Later some API for updating dictionaries directly from Clickhouse can be introduced.

Of course Redis / Memcached support in same way can be also introduced, as they are more popular and more common.

But I think that Clickhouse+Aerospike can became extra 'killer feature' for Clickhouse.

alexey-milovidov commented 6 years ago

So, we have two tasks:

  1. Introduce direct dictionary layout (and maybe complex_key_direct for string keys).
  2. Add support for Memcached, Redis, Aerospike.
alexey-milovidov commented 5 years ago

These tasks are assigned to @comunodi @Gleb-Tretyakov @favstovol @FawnD2

4ertus2 commented 5 years ago

link #5421

alexey-milovidov commented 4 years ago

Aerospike: #5629 Cassandra: #4978

filimonov commented 4 years ago

Redis is delivered, but "Introduce direct dictionary layout" - not yet (w/o that ClickHouse still copy everything to own memory).
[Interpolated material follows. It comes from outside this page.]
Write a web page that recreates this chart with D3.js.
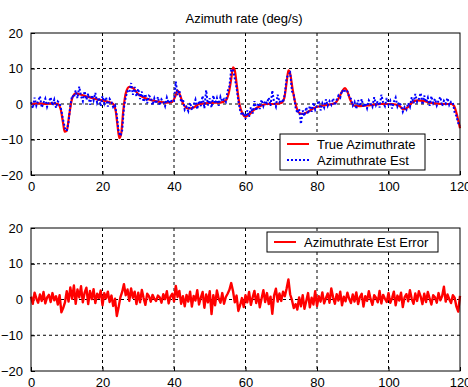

filimonov commented 4 years ago

https://github.com/ClickHouse/ClickHouse/pull/10622

alexey-milovidov commented 3 years ago

Implementation of Aerospike dictionary source has been cancelled due to low demand. Please add a reaction :+1: to this comment if you want us to continue on this task and :tada: if you don't care.

alexey-milovidov commented 3 years ago

Closing due to low demand.